> [EXERCISE TASK]:
Set down the data below from its first line to the line holding "['0%', '10%', '20%', '30%', '40%', '50%', '60%', '100%']", inclusive; omit all pictures.

>> start

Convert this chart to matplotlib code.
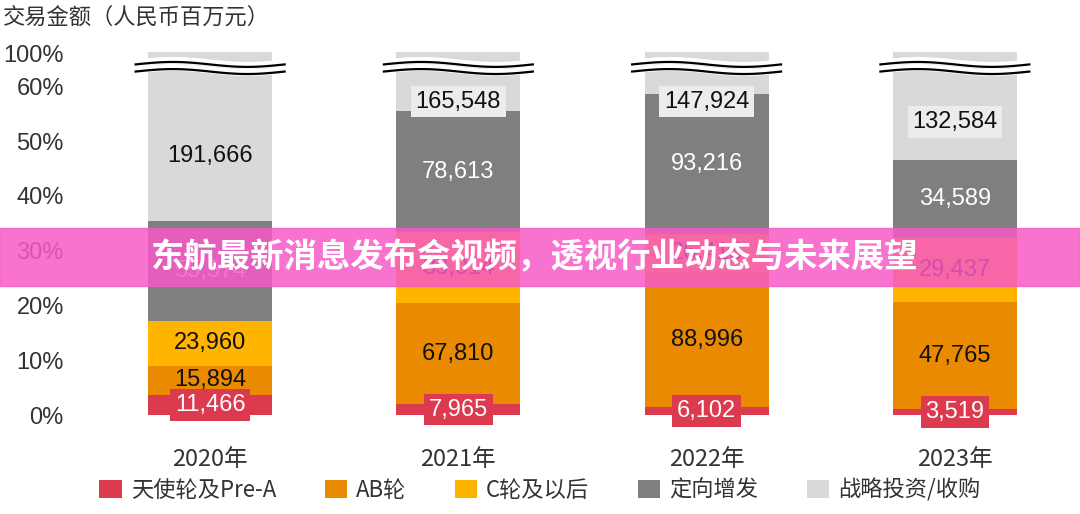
import numpy as np
import matplotlib.pyplot as plt
from matplotlib.patches import Rectangle

plt.rcParams['font.family'] = ['Noto Sans CJK SC']
NUM = 'Liberation Sans'

years = ['2020年', '2021年', '2022年', '2023年']
series = ['天使轮及Pre-A', 'AB轮', 'C轮及以后', '定向增发', '战略投资/收购']
colors = ['#dc3a4f', '#ea8a00', '#ffb400', '#7f7f7f', '#d9d9d9']

# segment heights in displayed (broken-axis) percent units
h_angel = [3.7, 2.0, 1.5, 1.1]
h_ab = [5.3, 18.4, 24.5, 19.5]
h_c = [8.2, 13.0, 7.0, 11.9]
h_dir = [18.2, 22.1, 25.6, 14.0]
h_str = [30.8, 10.7, 7.6, 19.7]
labels = [
    ['11,466', '7,965', '6,102', '3,519'],
    ['15,894', '67,810', '88,996', '47,765'],
    ['23,960', '33,014', '26,415', '29,437'],
    ['55,574', '78,613', '93,216', '34,589'],
    ['191,666', '165,548', '147,924', '132,584'],
]
tick_pos = [0, 10, 20, 30, 40, 50, 60, 66]
tick_lab = ['0%', '10%', '20%', '30%', '40%', '50%', '60%', '100%']

fig = plt.figure(figsize=(10.8, 5.14), dpi=100)
ax = fig.add_axes([86 / 1080, 99 / 514, 993 / 1080, 367 / 514])
x = np.arange(len(years))
heights = [h_angel, h_ab, h_c, h_dir, h_str]
bottom = np.zeros(len(years))
for i, h in enumerate(heights):
    h = np.array(h)
    ax.bar(x, h, 0.5, bottom=bottom, color=colors[i], label=series[i])
    for j in range(len(years)):
        yc = bottom[j] + h[j] / 2
        if i == 0:
            ax.text(x[j], yc, labels[i][j], ha='center', va='center', color='white', fontsize=17,
                    fontfamily=NUM, zorder=5,
                    bbox=dict(boxstyle='square,pad=0.2', fc=colors[0], ec='none'))
        elif i == 4:
            yc = min(bottom[j] + (62 - bottom[j]) * 0.45, 57.2)
            if j == 0:
                ax.text(x[j], yc, labels[i][j], ha='center', va='center', color='#111111',
                        fontsize=17, fontfamily=NUM)
            else:
                ax.text(x[j], yc, labels[i][j], ha='center', va='center', color='#111111',
                        fontsize=17, fontfamily=NUM, zorder=5,
                        bbox=dict(boxstyle='square,pad=0.2', fc='#ececec', ec='none'))
        else:
            c = 'white' if i == 3 else '#111111'
            ax.text(x[j], yc, labels[i][j], ha='center', va='center', color=c, fontsize=17,
                    fontfamily=NUM)
    bottom += h

# axis break marks
t = np.linspace(-0.3, 0.3, 60)
for xi in x:
    for off in (62.7, 64.0):
        yy = off + 0.45 * np.sin((t + 0.3) / 0.6 * 2 * np.pi)
        ax.fill_between(xi + t, yy - 0.25, yy + 1.0, color='white', zorder=3, lw=0)
        ax.plot(xi + t, yy, color='black', lw=1.6, zorder=4)

ax.set_xlim(-0.5, 3.5)
ax.set_ylim(0, 67)
ax.set_yticks(tick_pos)
ax.set_yticklabels(tick_lab, fontfamily=NUM, fontsize=17, color='#333333')
ax.set_xticks(x)
ax.set_xticklabels(years, fontsize=17, color='#333333')
ax.tick_params(axis='x', length=0, pad=24)
ax.tick_params(axis='y', length=0, pad=16)
for s in ax.spines.values():
    s.set_visible(False)

fig.text(0.003, 0.967, '交易金额（人民币百万元）', fontsize=16, color='#333333', va='center')
fig.legend(loc='lower center', bbox_to_anchor=(0.5, -0.015), ncol=5, frameon=False,
           fontsize=16, handlelength=1.0, handleheight=0.9, columnspacing=2.2, handletextpad=0.4,
           labelcolor='#333333')

# overlay banner
fig.patches.append(Rectangle((0, 1 - 286 / 514), 1, 58 / 514, transform=fig.transFigure,
                             color='#f65ac6', alpha=0.85, zorder=10))
fig.text(150 / 1080, 1 - 258 / 514, '东航最新消息发布会视频，透视行业动态与未来展望', fontsize=24,
         fontweight='bold', color='white', va='center', zorder=11)

fig.savefig('out.png', dpi=100)
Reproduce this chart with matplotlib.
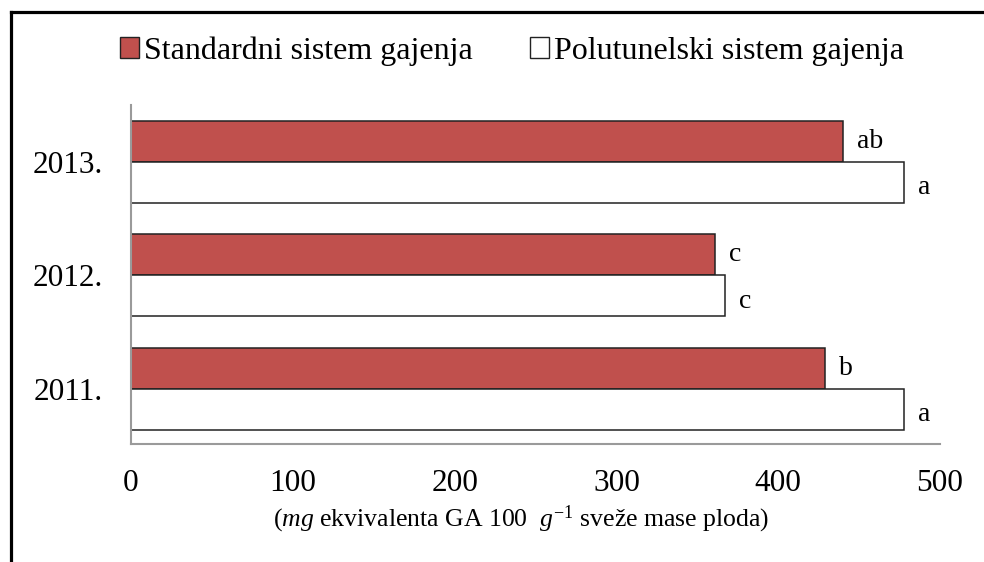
import matplotlib
matplotlib.use("Agg")
import matplotlib.pyplot as plt
from matplotlib.patches import Patch
from matplotlib.lines import Line2D

plt.rcParams['font.family'] = ['Liberation Serif', 'DejaVu Serif']
plt.rcParams['mathtext.fontset'] = 'custom'
plt.rcParams['mathtext.rm'] = 'Liberation Serif'
plt.rcParams['mathtext.it'] = 'Liberation Serif:italic'

years = ["2011.", "2012.", "2013."]
standardni = [429, 361, 440]
polutunelski = [478, 367, 478]
letters_std = ["b", "c", "ab"]
letters_pol = ["a", "c", "a"]
series_names = ["Standardni sistem gajenja", "Polutunelski sistem gajenja"]
xticks = [0, 100, 200, 300, 400, 500]
xlabel = r"$(\mathit{mg}$ ekvivalenta GA 100  $\mathit{g}^{-1}$ sveže mase ploda)"

W, H = 984, 562
fig = plt.figure(figsize=(W / 100, H / 100), dpi=100)
ax = fig.add_axes([131 / W, 1 - 444 / H, (940 - 131) / W, (444 - 105) / H])

red = "#C0504D"
h = 0.36
pos = list(range(len(years)))
b1 = ax.barh([p + h / 2 for p in pos], standardni, height=h, color=red,
             edgecolor="#222222", linewidth=1.1)
b2 = ax.barh([p - h / 2 for p in pos], polutunelski, height=h, color="white",
             edgecolor="#222222", linewidth=1.1)

for bars, labs, dy in ((b1, letters_std, 0), (b2, letters_pol, -4)):
    for bar, lab in zip(bars, labs):
        ax.annotate(lab, (bar.get_width(), bar.get_y() + bar.get_height() / 2),
                    xytext=(10, dy), textcoords="offset points", ha="left",
                    va="center", fontsize=20)

ax.set_xlim(0, 500)
ax.set_ylim(-0.485, 2.5)
ax.set_yticks(pos)
ax.set_yticklabels(years, fontsize=22.5)
ax.set_xticks(xticks)
ax.set_xticklabels([str(t) for t in xticks], fontsize=22.5)
ax.tick_params(axis="y", length=0, pad=20)
ax.tick_params(axis="x", length=0, pad=18)
for s in ["top", "right"]:
    ax.spines[s].set_visible(False)
for s in ["left", "bottom"]:
    ax.spines[s].set_color("#9a9a9a")
    ax.spines[s].set_linewidth(1.5)

fig.text(521 / W, 1 - 519 / H, xlabel, fontsize=18.5, ha="center", va="center")

handles = [Patch(facecolor=red, edgecolor="#222222", linewidth=1.0),
           Patch(facecolor="white", edgecolor="#222222", linewidth=1.0)]
fig.legend(handles, series_names, loc="center", bbox_to_anchor=(512 / W, 1 - 51 / H),
           ncol=2, frameon=False, fontsize=23, handlelength=0.6, handleheight=0.6,
           handletextpad=0.15, columnspacing=1.8, borderpad=0, borderaxespad=0)

# outer frame (left and top edges visible)
fig.add_artist(Line2D([11 / W, 11 / W], [0, 1 - 12 / H], transform=fig.transFigure,
                      color="black", linewidth=2.3))
fig.add_artist(Line2D([11 / W, 1], [1 - 12 / H, 1 - 12 / H], transform=fig.transFigure,
                      color="black", linewidth=2.3))

fig.savefig("out.png", dpi=100, facecolor="white")
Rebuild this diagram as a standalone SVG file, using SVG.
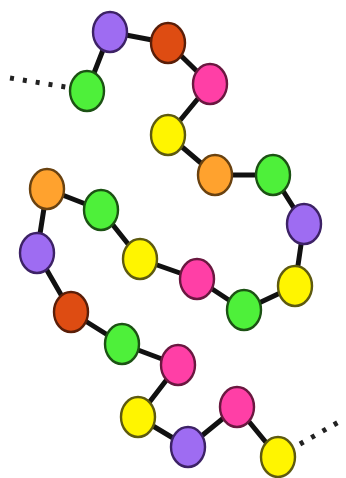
<svg xmlns="http://www.w3.org/2000/svg" width="346" height="478" viewBox="0 0 346 478">
<style>
.bg{fill:#ffffff}
.c line{stroke:#111;stroke-width:5;stroke-linecap:round}
.c line.dots{stroke:#222;stroke-width:5;stroke-dasharray:4 9;stroke-linecap:butt}
ellipse{stroke-width:2.4}
.pu{fill:#9e6cf2;stroke:#3d2266}
.rd{fill:#de4c12;stroke:#5a1e08}
.pk{fill:#ff3fa6;stroke:#6a1840}
.gr{fill:#4ef03a;stroke:#1c5214}
.ye{fill:#fff500;stroke:#5e5a10}
.or{fill:#ffa22e;stroke:#6a4210}
</style>
<rect class="bg" width="346" height="478"/>
<g id="connectors" class="c">
<line class="dots" x1="10" y1="78" x2="72" y2="88"/>
<line class="dots" x1="300" y1="444" x2="344" y2="419"/>
<line x1="87" y1="91" x2="110" y2="32"/>
<line x1="110" y1="32" x2="168" y2="43"/>
<line x1="168" y1="43" x2="210" y2="84"/>
<line x1="210" y1="84" x2="168" y2="135"/>
<line x1="168" y1="135" x2="215" y2="175"/>
<line x1="215" y1="175" x2="273" y2="175"/>
<line x1="273" y1="175" x2="304" y2="224"/>
<line x1="304" y1="224" x2="295" y2="286"/>
<line x1="295" y1="286" x2="244" y2="310"/>
<line x1="244" y1="310" x2="197" y2="279"/>
<line x1="197" y1="279" x2="140" y2="259"/>
<line x1="140" y1="259" x2="101" y2="210"/>
<line x1="101" y1="210" x2="47" y2="189"/>
<line x1="47" y1="189" x2="37" y2="253"/>
<line x1="37" y1="253" x2="71" y2="312"/>
<line x1="71" y1="312" x2="122" y2="344"/>
<line x1="122" y1="344" x2="178" y2="365"/>
<line x1="178" y1="365" x2="138" y2="417"/>
<line x1="138" y1="417" x2="188" y2="447"/>
<line x1="188" y1="447" x2="237" y2="407"/>
<line x1="237" y1="407" x2="278" y2="457"/>
</g>
<g id="n1"><ellipse class="gr" cx="87" cy="91" rx="17" ry="20"/></g>
<g id="n2"><ellipse class="pu" cx="110" cy="32" rx="17" ry="20"/></g>
<g id="n3"><ellipse class="rd" cx="168" cy="43" rx="17" ry="20"/></g>
<g id="n4"><ellipse class="pk" cx="210" cy="84" rx="17" ry="20"/></g>
<g id="n5"><ellipse class="ye" cx="168" cy="135" rx="17" ry="20"/></g>
<g id="n6"><ellipse class="or" cx="215" cy="175" rx="17" ry="20"/></g>
<g id="n7"><ellipse class="gr" cx="273" cy="175" rx="17" ry="20"/></g>
<g id="n8"><ellipse class="pu" cx="304" cy="224" rx="17" ry="20"/></g>
<g id="n9"><ellipse class="ye" cx="295" cy="286" rx="17" ry="20"/></g>
<g id="n10"><ellipse class="gr" cx="244" cy="310" rx="17" ry="20"/></g>
<g id="n11"><ellipse class="pk" cx="197" cy="279" rx="17" ry="20"/></g>
<g id="n12"><ellipse class="ye" cx="140" cy="259" rx="17" ry="20"/></g>
<g id="n13"><ellipse class="gr" cx="101" cy="210" rx="17" ry="20"/></g>
<g id="n14"><ellipse class="or" cx="47" cy="189" rx="17" ry="20"/></g>
<g id="n15"><ellipse class="pu" cx="37" cy="253" rx="17" ry="20"/></g>
<g id="n16"><ellipse class="rd" cx="71" cy="312" rx="17" ry="20"/></g>
<g id="n17"><ellipse class="gr" cx="122" cy="344" rx="17" ry="20"/></g>
<g id="n18"><ellipse class="pk" cx="178" cy="365" rx="17" ry="20"/></g>
<g id="n19"><ellipse class="ye" cx="138" cy="417" rx="17" ry="20"/></g>
<g id="n20"><ellipse class="pu" cx="188" cy="447" rx="17" ry="20"/></g>
<g id="n21"><ellipse class="pk" cx="237" cy="407" rx="17" ry="20"/></g>
<g id="n22"><ellipse class="ye" cx="278" cy="457" rx="17" ry="20"/></g>
</svg>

>> end

> [FINAL ANSWER]:
Convert this chart to matplotlib code.
import numpy as np
import matplotlib.pyplot as plt
from matplotlib.patches import Rectangle

plt.rcParams['font.family'] = ['Noto Sans CJK SC']
NUM = 'Liberation Sans'

years = ['2020年', '2021年', '2022年', '2023年']
series = ['天使轮及Pre-A', 'AB轮', 'C轮及以后', '定向增发', '战略投资/收购']
colors = ['#dc3a4f', '#ea8a00', '#ffb400', '#7f7f7f', '#d9d9d9']

# segment heights in displayed (broken-axis) percent units
h_angel = [3.7, 2.0, 1.5, 1.1]
h_ab = [5.3, 18.4, 24.5, 19.5]
h_c = [8.2, 13.0, 7.0, 11.9]
h_dir = [18.2, 22.1, 25.6, 14.0]
h_str = [30.8, 10.7, 7.6, 19.7]
labels = [
    ['11,466', '7,965', '6,102', '3,519'],
    ['15,894', '67,810', '88,996', '47,765'],
    ['23,960', '33,014', '26,415', '29,437'],
    ['55,574', '78,613', '93,216', '34,589'],
    ['191,666', '165,548', '147,924', '132,584'],
]
tick_pos = [0, 10, 20, 30, 40, 50, 60, 66]
tick_lab = ['0%', '10%', '20%', '30%', '40%', '50%', '60%', '100%']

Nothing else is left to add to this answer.